Travel, spend time with all of the right people and buy your first new car. Much like at 18, life is beginning.
You won't see the heartbreak coming. You have class and honesty, so it won't make sense that two days before your 27th birthday, your boyfriend will break up with you.
You will deny the possibility of life turning out differently than you planned until you jolt awake to the realization that he cheated on you. Suddenly, you will be back in a one-bedroom apartment, sans engagement ring and questioning your career all over again.
Your car payments are high; your friendships will suffer because of “taking sides” in the long-term relationship severance, and you will, once again, find yourself crawling with new insecurities and self-doubt.
You're going to be okay.
It is too late to revert into child mode and run away from it all. This is a year full of adult responsibilities you can't put on hold because of heartbreak.
Your mid-20s are a great time to realize that regardless of where you are and how great you feel, you can still get mixed up in things that hurt you. Don't let that stop you from living.
Alas, you will be thankful that 25 teamed up with 26 to teach you that life goes on and everything will be okay, even when it feels like you're getting your ass kicked over and over and over again.
You are better because of those years. They lead you to 27, where you are free and fascinated and finished with the tough stuff.
Decorate your single-girl apartment in bright colors, decorative pillows and inspirational quotes. While you're at it, put your heart on the line. Fall for a familiar friend who has been there all along, to whom you have been blind to the potential of the romance because of your obsession with “having it all” in the years prior.
Blossom into this independent woman who has picked herself up, moved forward and handled scummy situations with class. Feel stable. Feel loved. Feel confident. Cook more, cry less and refuse to fear romance.
Build yourself up when your 27. You'll have challenges and setbacks, but you are equipped to deal with it all. At least it will feel that way.
You will feel your balloon pop a million times over when that familiar friend you are in love with and in a relationship with cheats on you in front of your eyes. Frankly, you don't expect it and you blame yourself.
Suddenly, 27 will feel just like 16. It will be crushing and hurtful and cruel. It will be too much to handle. It will be daunting to push past.
But, you will be okay.
This age will test your resilience and general outlook on life. And, then, it will set you up to face the truth that anything can happen, no matter how many candles are on the cake.
You use the last month of 27 to exhaust feelings of being of self-righteous and self-deprecating in one, guided pile of trial and error. It is pressed with healing and rebuilding. It confirms that adulthood truly is upon you, but, sometimes, no matter what age, life can be as cruel as a group of mean girls in the school hallway.

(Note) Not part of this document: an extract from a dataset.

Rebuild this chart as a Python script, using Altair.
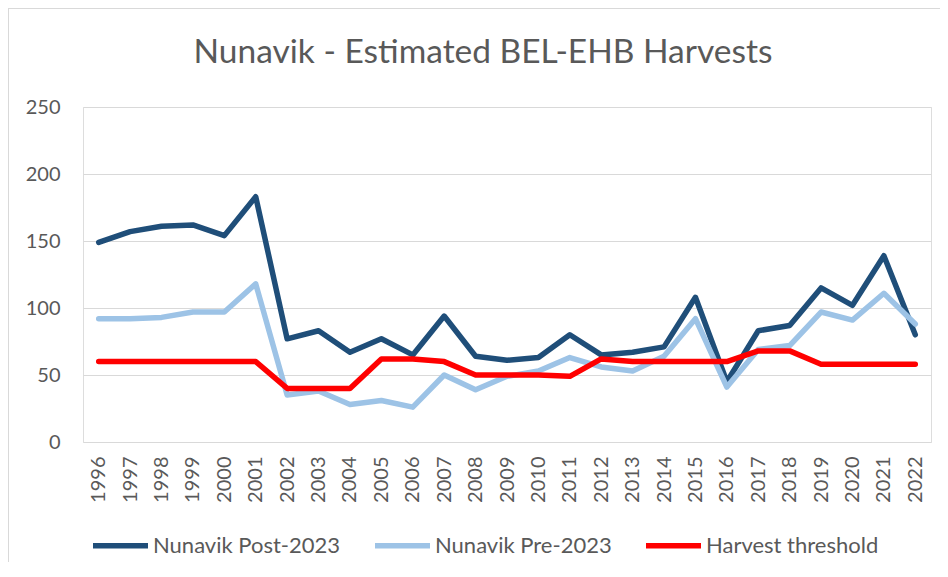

It will be the year that allows you to acknowledge that plans break, but you are able-bodied and well enough to put one foot in front of the other and find your way to the next year and the next decade full of life experience.
It is the year that makes you take a moment to reflect upon how you got where you are in this moment and suddenly, you will be proud of the rise and fall of your adult life.
And, here you are: You're 28 today. You're not the girl swapping spit on your parents' couch months before leaving for college or the girl skipping class to drink on the fraternity house's lawn or the girl living blissfully and naïvely with a man she will never marry.
You are all of those girls in one single, older, slightly scorned, somewhat successful and still confused woman. You had no idea the types and number of lessons you would learn during this decade, but you wouldn't trade a single one for the chance to go back and redo anything.
You are okay. The days have led you here and you're exactly where you're supposed to be.
Relinquish the hostility, dive into another year and hold tightly to the lessons you learned along the way as you blow out your candles tonight.